Featured 19th Century Painter: SYLVESTER PHELPS HODGDON (AMERICAN 1830 - 1906)
- June 22, 2020 14:22
Sylvester Phelps Hodgdon was born in Salem, Massachusetts on Christmas Day 1830, the son of a wealthy Salem currier. His formal art training was with Salem portrait painter, Edward Holyoke Jr, and it was as a portrait painter by which he first made a living as an artist. Circa 1855 Hodgdon was employed by lithographer L. H. Bradford and studying painting and lithography with White Mountain School and North Conway art colony founder Benjamin Champney. Hodgdson was one of a number of artists invited by Champney to paint with him at his summer residence in North Conway.
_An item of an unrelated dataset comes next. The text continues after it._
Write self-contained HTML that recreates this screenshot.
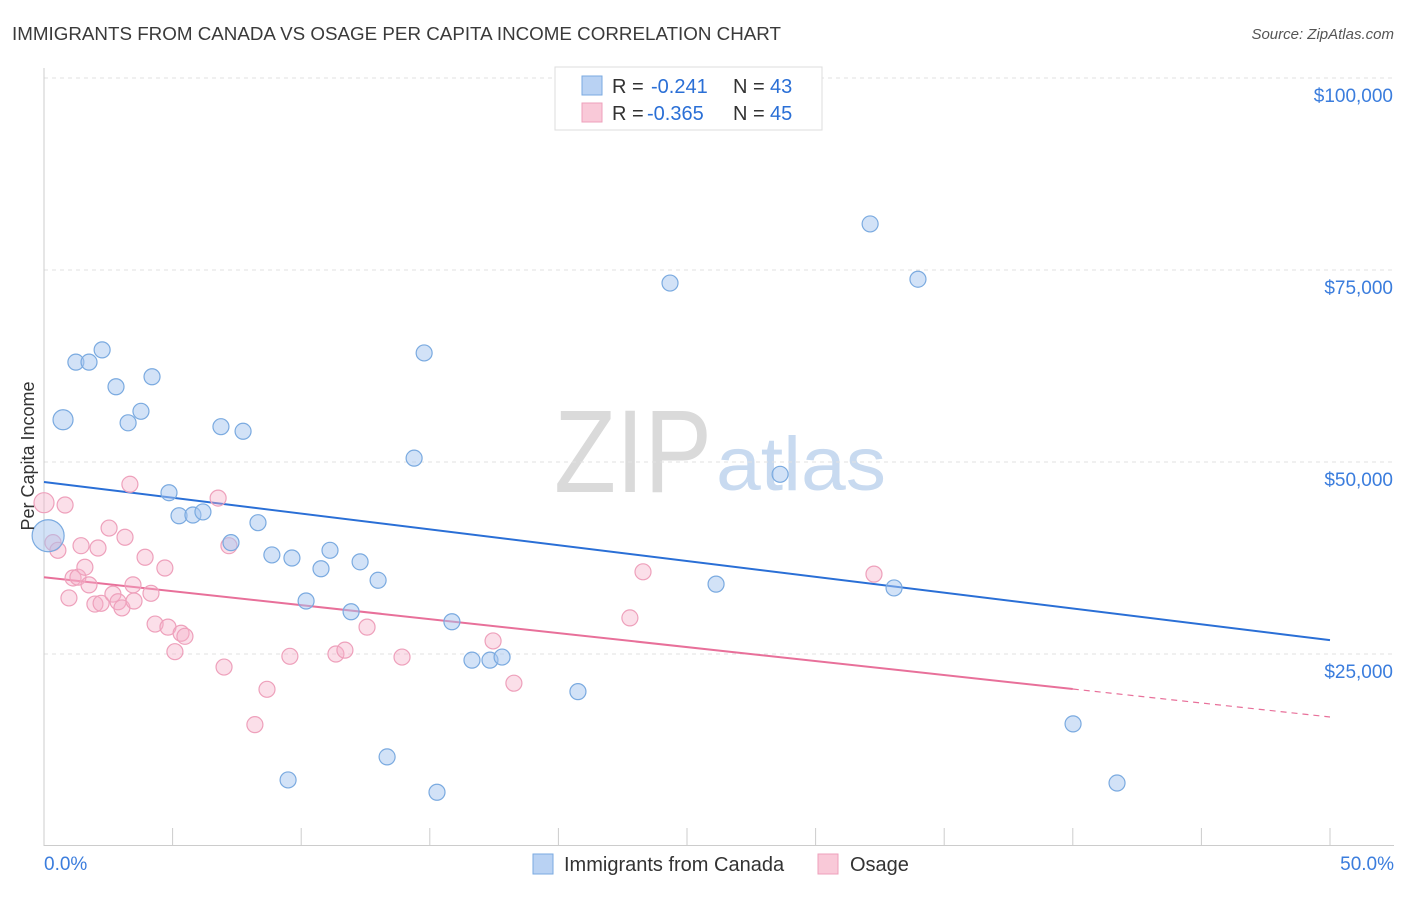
<!DOCTYPE html>
<html><head><meta charset="utf-8">
<style>
body{margin:0;background:#fff;font-family:"Liberation Sans",sans-serif;}
svg text{font-family:"Liberation Sans",sans-serif;}
</style></head>
<body>
<svg id="chart" width="1406" height="892" xmlns="http://www.w3.org/2000/svg">
<text x="12" y="40" font-size="18" fill="#3a3a3a" textLength="769" lengthAdjust="spacingAndGlyphs">IMMIGRANTS FROM CANADA VS OSAGE PER CAPITA INCOME CORRELATION CHART</text>
<text x="1394" y="39" font-size="15" fill="#555" text-anchor="end" font-style="italic">Source: ZipAtlas.com</text>
<g>
<text x="712" y="492" font-size="118" fill="#dadada" text-anchor="end" font-family="Liberation Serif" textLength="158" lengthAdjust="spacingAndGlyphs">ZIP</text>
<text x="716" y="490" font-size="76" fill="#c8daf0" textLength="170" lengthAdjust="spacingAndGlyphs">atlas</text>
</g>
<g id="grid"></g>
<g id="axes"></g>
<g id="lines"></g>
<g id="points"></g>
<text transform="translate(34,456) rotate(-90)" font-size="18" fill="#333" text-anchor="middle">Per Capita Income</text>
<g>
<rect x="555" y="67" width="267" height="63" fill="#fff" stroke="#ddd"/>
<rect x="582" y="76" width="20" height="19" fill="#b9d2f3" stroke="#7aaae0"/>
<text x="612" y="93" font-size="20" fill="#333">R =</text>
<text x="651" y="93" font-size="20" fill="#2a6fd6">-0.241</text>
<text x="733" y="93" font-size="20" fill="#333">N =</text>
<text x="770" y="93" font-size="20" fill="#2a6fd6">43</text>
<rect x="582" y="103" width="20" height="19" fill="#f9c9d8" stroke="#eea0bb"/>
<text x="612" y="120" font-size="20" fill="#333">R =</text>
<text x="647" y="120" font-size="20" fill="#2a6fd6">-0.365</text>
<text x="733" y="120" font-size="20" fill="#333">N =</text>
<text x="770" y="120" font-size="20" fill="#2a6fd6">45</text>
</g>
<g>
<rect x="533" y="854" width="20" height="20" fill="#b9d2f3" stroke="#7aaae0"/>
<text x="564" y="871" font-size="20" fill="#333">Immigrants from Canada</text>
<rect x="818" y="854" width="20" height="20" fill="#f9c9d8" stroke="#eea0bb"/>
<text x="850" y="871" font-size="20" fill="#333">Osage</text>
</g>
</svg>
<script>
const yTicks=[25000,50000,75000,100000];
const yTickLabels=["$25,000","$50,000","$75,000","$100,000"];
const xTickLabels=["0.0%","50.0%"];
const canadaX=[0.74,1.24,1.75,2.26,2.80,3.27,3.77,4.20,4.86,5.25,5.79,6.18,6.88,7.27,7.74,8.32,8.86,9.64,9.49,10.19,10.77,11.12,11.94,12.29,12.99,13.34,14.39,14.78,15.28,15.86,16.64,17.34,17.81,20.76,24.34,26.13,28.62,32.12,33.05,33.98,40.01,41.72,0.16];
const canadaY=[55.5,63.0,63.0,64.6,59.8,55.1,56.6,61.1,46.0,43.0,43.1,43.5,54.6,39.5,54.0,42.1,37.9,37.5,8.6,31.9,36.1,38.5,30.5,37.0,34.6,11.6,50.5,64.2,7.0,29.2,24.2,24.2,24.6,20.1,73.3,34.1,48.4,81.0,33.6,73.8,15.9,8.2,40.4];
const osageX=[0,0.35,0.54,0.82,0.97,1.13,1.32,1.44,1.59,1.75,1.98,2.10,2.22,2.53,2.68,2.88,3.03,3.15,3.34,3.46,3.50,3.93,4.16,4.32,4.70,4.82,5.09,5.33,5.48,6.77,7.00,7.19,8.20,8.67,9.56,11.35,11.70,12.56,13.92,17.46,18.27,22.78,23.29,32.27];
const osageY=[44.7,39.5,38.5,44.4,32.3,34.9,35.0,39.1,36.3,34.0,31.5,38.8,31.6,41.4,32.8,31.8,31.0,40.2,47.1,34.0,31.9,37.6,32.9,28.9,36.2,28.5,25.3,27.7,27.3,45.3,23.3,39.1,15.8,20.4,24.7,25.0,25.5,28.5,24.6,26.7,21.2,29.7,35.7,35.4];
const canadaTrend=[47.4,26.8];
const osageTrend=[35.0,16.8];
const osageSolidEnd=40;

const NS="http://www.w3.org/2000/svg";
const X=p=>44+p*25.72;
const Y=k=>846-k*7.68;
function mk(tag,attrs,parent){const e=document.createElementNS(NS,tag);for(const k in attrs)e.setAttribute(k,attrs[k]);document.getElementById(parent).appendChild(e);return e;}

yTicks.forEach((v,i)=>{
  const y=Y(v/1000);
  const g=mk('line',{x1:44,x2:1394,y1:y,y2:y,stroke:'#e2e2e2','stroke-dasharray':'4,4'},'grid');
  
  
  const t=mk('text',{x:1393,y:y+24,'font-size':19,fill:'#3b7ddd','text-anchor':'end'},'grid');
  t.textContent=yTickLabels[i];
  
  
});
const ya=mk('line',{x1:44,x2:44,y1:68,y2:846,stroke:'#ccc'},'axes');


const xa=mk('line',{x1:44,x2:1394,y1:845.5,y2:845.5,stroke:'#ccc'},'axes');


for(let i=0;i<=10;i++){
  const x=X(i*5);
  const tk=mk('line',{x1:x,x2:x,y1:828,y2:845,stroke:'#ccc'},'axes');
  
  
}
[[0,'start',44],[50,'end',1394]].forEach((d,i)=>{
  const t=mk('text',{x:d[2],y:870,'font-size':19,fill:'#3b7ddd','text-anchor':d[1]},'axes');
  t.textContent=xTickLabels[i];
  
  
});
const bl=mk('line',{x1:X(0),y1:Y(canadaTrend[0]),x2:X(50),y2:Y(canadaTrend[1]),stroke:'#2a6fd6','stroke-width':2},'lines');


const ps=(osageTrend[1]-osageTrend[0])/50;
const pl=mk('line',{x1:X(0),y1:Y(osageTrend[0]),x2:X(osageSolidEnd),y2:Y(osageTrend[0]+ps*osageSolidEnd),stroke:'#e8709a','stroke-width':2},'lines');


const pd=mk('line',{x1:X(osageSolidEnd),y1:Y(osageTrend[0]+ps*osageSolidEnd),x2:X(50),y2:Y(osageTrend[1]),stroke:'#e8709a','stroke-width':1.2,'stroke-dasharray':'6,5'},'lines');



osageX.forEach((x,i)=>{
  const c=mk('circle',{cx:X(x),cy:Y(osageY[i]),r:i===0?10:8,fill:'rgba(246,175,200,0.4)',stroke:'#eea0bb','stroke-width':1.2},'points');
  
  
});
canadaX.forEach((x,i)=>{
  const r=x===0.16?16:(x===0.74?10:8);
  const c=mk('circle',{cx:X(x),cy:Y(canadaY[i]),r:r,fill:'rgba(165,198,240,0.5)',stroke:'#7aaae0','stroke-width':1.2},'points');
  
  
});
</script>
</body></html>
He lived on Savin Hill in the Dorchester section of Boston and maintained a studio on Summer Street in Boston, and later at the Studio Building on Tremont Street. He also taught life classes at the Boston Museum of Fine Arts and the Boston Art Club. By this time he had switched from portraiture to primarily landscape painting. Hodgdson traveled widely through the northeast capturing the scenery of New York State’s Adirondack Mountains, and that of Massachusetts, Maine, Vermont, and New Hampshire, favoring New Hampshire’s White Mountains, especially Franconia Notch, and the coast of Maine. Hodgdson was a member of the Boston Art Club and the National Academy of Design. He exhibited at the the Boston Athenaeum (1858, 1863, 1865, and 1873); National Academy of Design (NYC, 1864-1868); Boston Art Club (1874, 1876, 1880, 1882); and the Art Association.